Noten, Zeugnisse, Leistungsbilanzen. Die gehören zum Leben dazu. Von Anfang an.
Mir selbst geht nicht jede Beurteilung nahe. Manche gehen an mir innerlich vorbei. Andere nehme ich mir sehr zu Herzen, wenn sie schlecht ausfallen. Da fühle ich mich schon mal persönlich herabgesetzt in meinem Wert. Ich glaube, das geht vielen so.
Welchen Wert habe ich, wenn mein Chef mit meiner Arbeit ständig unzufrieden ist?
Was bin ich wert, wenn mir niemand eine Stelle auf dem Arbeitsmarkt anbietet?
Und wie viel wert fühlt sich ein Kind, wenn es sich in der Schule Mühe gibt, sich anstrengt und am Ende kommen nur Fünfen und Sechsen raus?
Ich bin mir sicher, viele Menschen zweifeln - an sich selbst - wenn der Erfolg ausbleibt.
Und sie fragen sich: ja, wer bin ich denn noch? „Du hast mich gebildet im Mutterleib." So heißt in einem Psalm. „Deine Augen sahen mich, als ich noch nicht bereitet war, und alle Tage waren in dein Buch geschrieben, die noch werden sollten und von denen keiner da war."
Ich verstehe das so: Gott gibt mir meinen Wert, lange bevor andere über mich bilanzieren.
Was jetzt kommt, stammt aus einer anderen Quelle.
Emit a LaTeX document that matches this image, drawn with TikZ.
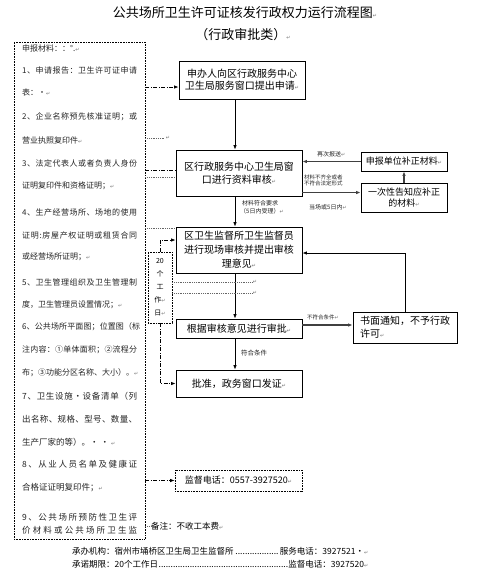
\documentclass[tikz,border=0pt]{standalone}
\usepackage{fontspec}
\setmainfont{Noto Sans CJK SC}
\newfontfamily\dv{DejaVu Sans}
\usetikzlibrary{arrows.meta}
\newcommand\pmark{{\dv\fontsize{5}{5}\selectfont\color{black!55}↵}}
\ExplSyntaxOn
\NewDocumentCommand\spreadtxt{mm}{\makebox[#1][s]{\tl_map_inline:nn{#2}{##1\hfil}\unskip}}
\ExplSyntaxOff
\begin{document}
\begin{tikzpicture}[x=1pt,y=-1pt,
  fbox/.style={draw=black, line width=0.8pt, inner sep=0pt, align=center},
  arr/.style={-{Latex[length=4.5pt,width=3.5pt]}, line width=0.8pt},
  garr/.style={-{Latex[length=4.5pt,width=3.5pt]}, line width=1.1pt, draw=black!75},
  dd/.style={line width=0.7pt, dash pattern=on 4pt off 1.5pt on 1pt off 1.5pt},
  dotl/.style={draw=black!60, line width=0.6pt, dash pattern=on 0.6pt off 1.2pt},
  lt/.style={anchor=west, inner sep=0pt, font=\fontsize{8}{8}\selectfont, text=black!85},
  lt2/.style={lt, font=\fontsize{8.5}{8.5}\selectfont},
  sm/.style={anchor=west, inner sep=0pt, font=\fontsize{5.5}{6}\selectfont, text=black!85}]
\useasboundingbox (0,0) rectangle (478,574);
\fill[white] (0,0) rectangle (478,574);

% titles
\node[inner sep=0pt, font=\fontsize{13}{13}\selectfont] (title) at (245,13) {公共场所卫生许可证核发行政权力运行流程图\pmark};
\node[inner sep=0pt, font=\fontsize{13}{13}\selectfont] (subtitle) at (243,35) {（行政审批类）\pmark};

% left materials box
\node[draw, line width=0.7pt, dash pattern=on 0.7pt off 0.9pt, minimum width=131pt, minimum height=497pt, inner sep=0pt] (L) at (79.5,290.5) {};
\node[lt] (l0) at (22,48) {申报材料：：°.\pmark};
\node[lt] (l1) at (22,70) {\spreadtxt{115pt}{1、申请报告：卫生许可证申请}};
\node[lt] (l2) at (22,92) {表：·\pmark};
\node[lt] (l3) at (22,117) {\spreadtxt{115pt}{2、企业名称预先核准证明；或}};
\node[lt] (l4) at (22,140) {营业执照复印件\pmark};
\node[lt] (l5) at (22,163) {\spreadtxt{115pt}{3、法定代表人或者负责人身份}};
\node[lt] (l6) at (22,186) {证明复印件和资格证明；\pmark};
\node[lt] (l7) at (22,212) {\spreadtxt{115pt}{4、生产经营场所、场地的使用}};
\node[lt] (l8) at (22,235) {\spreadtxt{115pt}{证明:房屋产权证明或租赁合同}};
\node[lt] (l9) at (22,257) {或经营场所证明；\pmark};
\node[lt] (l10) at (22,282) {\spreadtxt{115pt}{5、卫生管理组织及卫生管理制}};
\node[lt] (l11) at (22,305) {度，卫生管理员设置情况；\pmark};
\node[lt] (l12) at (22,327) {\spreadtxt{118pt}{6、公共场所平面图；位置图（标}};
\node[lt] (l13) at (22,350) {\spreadtxt{115pt}{注内容：①单体面积；②流程分}};
\node[lt] (l14) at (22,373) {布；③功能分区名称、大小）。\pmark};
\node[lt2] (l15) at (22,396) {\spreadtxt{115pt}{7、卫生设施·设备清单（列}};
\node[lt2] (l16) at (22,419) {\spreadtxt{115pt}{出名称、规格、型号、数量、}};
\node[lt2] (l17) at (22,442) {生产厂家的等）。· · \pmark};
\node[lt2] (l18) at (22,464) {\spreadtxt{115pt}{8、从业人员名单及健康证}};
\node[lt2] (l19) at (22,488) {合格证证明复印件；\pmark};
\node[lt2] (l20) at (22,517) {\spreadtxt{115pt}{9、公共场所预防性卫生评}};
\node[lt2] (l21) at (22,530) {\spreadtxt{115pt}{价材料或公共场所卫生监}};

% main flow boxes
\node[fbox, minimum width=126pt, minimum height=38pt, font=\fontsize{10}{12}\selectfont] (A) at (242,80) {申办人向区行政服务中心\\卫生局服务窗口提出申请\pmark};
\node[fbox, minimum width=126pt, minimum height=46pt, font=\fontsize{10}{13}\selectfont] (B) at (239,173) {区行政服务中心卫生局窗\\口进行资料审核\pmark};
\node[fbox, minimum width=126pt, minimum height=46pt, font=\fontsize{10}{14}\selectfont] (C) at (239,250) {区卫生监督所卫生监督员\\进行现场审核并提出审核\\理意见\pmark};
\node[fbox, minimum width=126pt, minimum height=19pt, font=\fontsize{10}{12}\selectfont] (D) at (239,328.5) {根据审核意见进行审批\pmark};
\node[fbox, minimum width=126pt, minimum height=27pt, font=\fontsize{10}{12}\selectfont] (E) at (239,383.5) {批准，政务窗口发证\pmark};

% right boxes
\node[fbox, minimum width=86pt, minimum height=19pt, font=\fontsize{9}{11}\selectfont] (R1) at (404,161.5) {申报单位补正材料\pmark};
\node[fbox, minimum width=86pt, minimum height=29pt, font=\fontsize{9}{11}\selectfont] (R2) at (404,197.5) {一次性告知应补正\\的材料\pmark};
\node[fbox, minimum width=104pt, minimum height=31pt, align=left, font=\fontsize{10}{13}\selectfont] (F) at (405,327.5) {书面通知，不予行政\\许可\pmark};

% phone box and 20-day box
\node[draw, line width=0.7pt, dash pattern=on 0.7pt off 0.9pt, minimum width=127pt, minimum height=21pt, inner sep=0pt, font=\fontsize{9}{11}\selectfont] (M) at (238.5,480.5) {监督电话：0557-3927520\pmark};

% vertical flow arrows
\coordinate (colx) at (235,0);
\draw[arr] (A.south -| colx) -- (B.north -| colx);
\draw[arr] (B.south -| colx) -- (C.north -| colx);
\draw[arr] (C.south -| colx) -- (D.north -| colx);
\draw[arr] (D.south -| colx) -- (E.north -| colx);
\node[sm, font=\fontsize{6}{6}\selectfont] (lbA) at (242,203) {材料符合要求};
\node[sm, font=\fontsize{6}{6}\selectfont] (lbB) at (240,211) {（5日内受理）\pmark};
\node[sm, font=\fontsize{6.5}{7}\selectfont] (lbC) at (241,353) {符合条件};

% right side connectors
\draw[garr] (R1.west) -- (R1.west -| B.east);
\draw[garr] ([yshift=5pt]R2.west -| B.east) -- ([yshift=5pt]R2.west);
\draw[garr] (R2.north) -- (R1.south);
\node[sm, font=\fontsize{6}{6}\selectfont] (lbD) at (317,154) {再次报送\pmark};
\node[sm] (lbE) at (304,177) {材料不齐全或者};
\node[sm] (lbF) at (304,183) {不符合法定形式};
\node[sm, font=\fontsize{6}{6}\selectfont] (lbG) at (309,207) {当场或5日内\pmark};
\draw[garr] ([yshift=3.5pt]D.east) coordinate (dn) -- (dn -| F.west);
\node[sm] (lbH) at (307,317) {不符合条件\pmark};
\draw[arr] (F.north) |- ([yshift=-3pt]C.east);

% 20 working days bracket
\node[draw, line width=0.6pt, dash pattern=on 0.7pt off 0.9pt, fill=white, minimum width=24pt, minimum height=71pt, inner sep=0pt, align=center, font=\fontsize{7}{13}\selectfont] (T) at (160,287.5) {20\\个\\工\\作\pmark\\日\pmark};
\draw[dd,arr] (T.north) |- ([yshift=10pt]C.west);
\draw[dd,arr] (T.south) |- (E.west);

% dash-dot links from materials box
\coordinate (ya) at (0,87);
\coordinate (yb) at (0,170);
\draw[dd,arr] (L.east |- ya) -- (A.west |- ya);
\draw[dd] (L.east |- yb) -- (B.west |- yb);
\draw[dd,arr] (L.east |- M.west) -- (M.west);

% stray dotted lines
\coordinate (y1) at (0,138);
\coordinate (y2) at (0,177);
\coordinate (y3) at (0,228);
\coordinate (y4) at (0,282);
\coordinate (y5) at (0,293);
\coordinate (xe1) at (165,0);
\coordinate (xe2) at (252,0);
\draw[dotl] (L.east |- y1) -- (xe1 |- y1) node[right, inner sep=0.5pt] (p1) {\pmark};
\draw[dotl] (L.east |- y2) -- (B.west |- y2);
\draw[dotl] (L.east |- y3) -- (C.west |- y3);
\draw[dotl] (T.east |- y4) -- (xe2 |- y4) node[right, inner sep=0.5pt] (p2) {\pmark};
\draw[dotl] (T.east |- y5) -- (xe2 |- y5) node[right, inner sep=0.5pt] (p3) {\pmark};

% notes
\coordinate (yn) at (0,526);
\draw[dotl] (L.east |- yn) -- (151,526) coordinate (nn);
\node[anchor=west, inner sep=0pt, font=\fontsize{8.5}{9}\selectfont] (note) at (nn) {备注：不收工本费\pmark};
\node[anchor=west, inner sep=0pt, font=\fontsize{8.5}{9}\selectfont] (f1) at (72,551) {\makebox[296pt][s]{承办机构：宿州市埇桥区卫生局卫生监督所\leaders\hbox to 2.4pt{\hss.\hss}\hfill 服务电话：3927521·\pmark}};
\node[anchor=west, inner sep=0pt, font=\fontsize{8.5}{9}\selectfont] (f2) at (72,564) {\makebox[296pt][s]{承诺期限：20个工作日\leaders\hbox to 2.4pt{\hss.\hss}\hfill 监督电话：3927520\pmark}};
\end{tikzpicture}
\end{document}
Dass ich wertvoll - liebenswert - bin, hängt nicht von meinen Leistungen ab. Meine Freunde gehören doch nicht zu mir, weil sie perfekte Menschen sind.
Meine Tochter ist doch nicht mein Ein und Alles, weil sie immer brav und artig wäre.
Die Bibel sagt: Bevor ich auf der Welt bin, kennt Gott mich schon. Er hat mich gemacht und genauso gewollt, wie ich bin. Und genau das - nicht meine Leistungen - bildet den Kern für das, was ich bin wertvoll.
Mein Name steht in Gottes Buch, heißt es in dem Psalm, für immer und ewig, gleich was ich in meinem Leben zu leisten im Stande bin. Gottes Werturteil ist wichtig.
Und die Menschen, die mich annehmen, so wie ich bin.
In den letzten Wochen gab es Zeugnisse. Ich wünsche allen Schulkindern, ihren Eltern und ihren Lehrern schöne Ferien. Und dass die Noten, ob sie gut oder schlecht waren, schon bald nicht mehr so wichtig sind.